▸ BRIEF: Reproduce the listing word for word. Skip any image.

▸ SUPPLIED DATA:
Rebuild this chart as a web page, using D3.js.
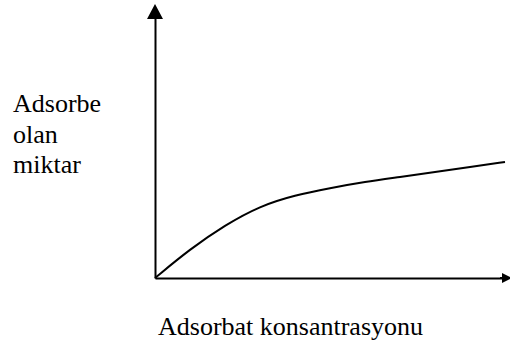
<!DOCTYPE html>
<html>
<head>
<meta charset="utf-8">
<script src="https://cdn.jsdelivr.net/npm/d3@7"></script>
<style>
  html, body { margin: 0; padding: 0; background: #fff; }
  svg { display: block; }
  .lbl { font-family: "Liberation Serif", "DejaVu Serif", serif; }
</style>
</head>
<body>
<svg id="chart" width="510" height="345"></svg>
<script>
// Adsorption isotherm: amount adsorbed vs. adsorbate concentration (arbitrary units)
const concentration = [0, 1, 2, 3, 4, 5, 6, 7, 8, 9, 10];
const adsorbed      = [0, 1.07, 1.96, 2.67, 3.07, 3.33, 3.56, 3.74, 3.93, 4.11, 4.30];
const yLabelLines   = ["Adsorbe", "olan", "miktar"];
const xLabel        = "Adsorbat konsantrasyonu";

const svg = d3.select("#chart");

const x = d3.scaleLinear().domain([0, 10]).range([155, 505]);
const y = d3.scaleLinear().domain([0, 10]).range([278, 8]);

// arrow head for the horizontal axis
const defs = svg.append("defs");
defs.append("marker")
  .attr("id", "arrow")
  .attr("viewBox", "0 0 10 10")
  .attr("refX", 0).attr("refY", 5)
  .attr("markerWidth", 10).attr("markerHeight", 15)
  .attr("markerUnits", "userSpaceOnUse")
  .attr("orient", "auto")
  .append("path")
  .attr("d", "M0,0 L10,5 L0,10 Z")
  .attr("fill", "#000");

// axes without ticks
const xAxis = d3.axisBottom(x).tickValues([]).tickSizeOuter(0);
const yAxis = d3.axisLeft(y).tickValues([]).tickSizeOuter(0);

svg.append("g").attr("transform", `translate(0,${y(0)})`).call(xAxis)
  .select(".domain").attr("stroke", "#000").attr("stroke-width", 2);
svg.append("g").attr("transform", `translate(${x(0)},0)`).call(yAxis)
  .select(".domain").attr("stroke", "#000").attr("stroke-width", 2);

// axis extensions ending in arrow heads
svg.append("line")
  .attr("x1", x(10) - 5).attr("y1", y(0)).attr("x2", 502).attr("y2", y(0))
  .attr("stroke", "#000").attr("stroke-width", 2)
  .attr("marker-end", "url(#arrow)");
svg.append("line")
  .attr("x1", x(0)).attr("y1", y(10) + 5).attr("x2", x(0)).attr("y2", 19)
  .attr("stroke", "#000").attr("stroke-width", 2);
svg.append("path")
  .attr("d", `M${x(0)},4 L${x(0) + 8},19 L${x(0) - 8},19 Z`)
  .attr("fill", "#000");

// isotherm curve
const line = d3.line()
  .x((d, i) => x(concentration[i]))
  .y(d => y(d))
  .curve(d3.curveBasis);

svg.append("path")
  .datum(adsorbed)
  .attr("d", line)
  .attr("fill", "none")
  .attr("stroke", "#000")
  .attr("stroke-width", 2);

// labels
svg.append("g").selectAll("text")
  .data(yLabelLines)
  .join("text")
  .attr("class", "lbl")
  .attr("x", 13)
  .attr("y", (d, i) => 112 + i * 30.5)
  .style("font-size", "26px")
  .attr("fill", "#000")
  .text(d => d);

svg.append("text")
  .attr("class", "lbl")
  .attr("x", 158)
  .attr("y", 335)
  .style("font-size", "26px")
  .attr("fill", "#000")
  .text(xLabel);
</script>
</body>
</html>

▸ FULL ANSWER:
Rebuild this chart as a web page, using D3.js.
<!DOCTYPE html>
<html>
<head>
<meta charset="utf-8">
<script src="https://cdn.jsdelivr.net/npm/d3@7"></script>
<style>
  html, body { margin: 0; padding: 0; background: #fff; }
  svg { display: block; }
  .lbl { font-family: "Liberation Serif", "DejaVu Serif", serif; }
</style>
</head>
<body>
<svg id="chart" width="510" height="345"></svg>
<script>
// Adsorption isotherm: amount adsorbed vs. adsorbate concentration (arbitrary units)
const concentration = [0, 1, 2, 3, 4, 5, 6, 7, 8, 9, 10];
const adsorbed      = [0, 1.07, 1.96, 2.67, 3.07, 3.33, 3.56, 3.74, 3.93, 4.11, 4.30];
const yLabelLines   = ["Adsorbe", "olan", "miktar"];
const xLabel        = "Adsorbat konsantrasyonu";

const svg = d3.select("#chart");

const x = d3.scaleLinear().domain([0, 10]).range([155, 505]);
const y = d3.scaleLinear().domain([0, 10]).range([278, 8]);

// arrow head for the horizontal axis
const defs = svg.append("defs");
defs.append("marker")
  .attr("id", "arrow")
  .attr("viewBox", "0 0 10 10")
  .attr("refX", 0).attr("refY", 5)
  .attr("markerWidth", 10).attr("markerHeight", 15)
  .attr("markerUnits", "userSpaceOnUse")
  .attr("orient", "auto")
  .append("path")
  .attr("d", "M0,0 L10,5 L0,10 Z")
  .attr("fill", "#000");

// axes without ticks
const xAxis = d3.axisBottom(x).tickValues([]).tickSizeOuter(0);
const yAxis = d3.axisLeft(y).tickValues([]).tickSizeOuter(0);

svg.append("g").attr("transform", `translate(0,${y(0)})`).call(xAxis)
  .select(".domain").attr("stroke", "#000").attr("stroke-width", 2);
svg.append("g").attr("transform", `translate(${x(0)},0)`).call(yAxis)
  .select(".domain").attr("stroke", "#000").attr("stroke-width", 2);

// axis extensions ending in arrow heads
svg.append("line")
  .attr("x1", x(10) - 5).attr("y1", y(0)).attr("x2", 502).attr("y2", y(0))
  .attr("stroke", "#000").attr("stroke-width", 2)
  .attr("marker-end", "url(#arrow)");
svg.append("line")
  .attr("x1", x(0)).attr("y1", y(10) + 5).attr("x2", x(0)).attr("y2", 19)
  .attr("stroke", "#000").attr("stroke-width", 2);
svg.append("path")
  .attr("d", `M${x(0)},4 L${x(0) + 8},19 L${x(0) - 8},19 Z`)
  .attr("fill", "#000");

// isotherm curve
const line = d3.line()
  .x((d, i) => x(concentration[i]))
  .y(d => y(d))
  .curve(d3.curveBasis);

svg.append("path")
  .datum(adsorbed)
  .attr("d", line)
  .attr("fill", "none")
  .attr("stroke", "#000")
  .attr("stroke-width", 2);

// labels
svg.append("g").selectAll("text")
  .data(yLabelLines)
  .join("text")
  .attr("class", "lbl")
  .attr("x", 13)
  .attr("y", (d, i) => 112 + i * 30.5)
  .style("font-size", "26px")
  .attr("fill", "#000")
  .text(d => d);

svg.append("text")
  .attr("class", "lbl")
  .attr("x", 158)
  .attr("y", 335)
  .style("font-size", "26px")
  .attr("fill", "#000")
  .text(xLabel);
</script>
</body>
</html>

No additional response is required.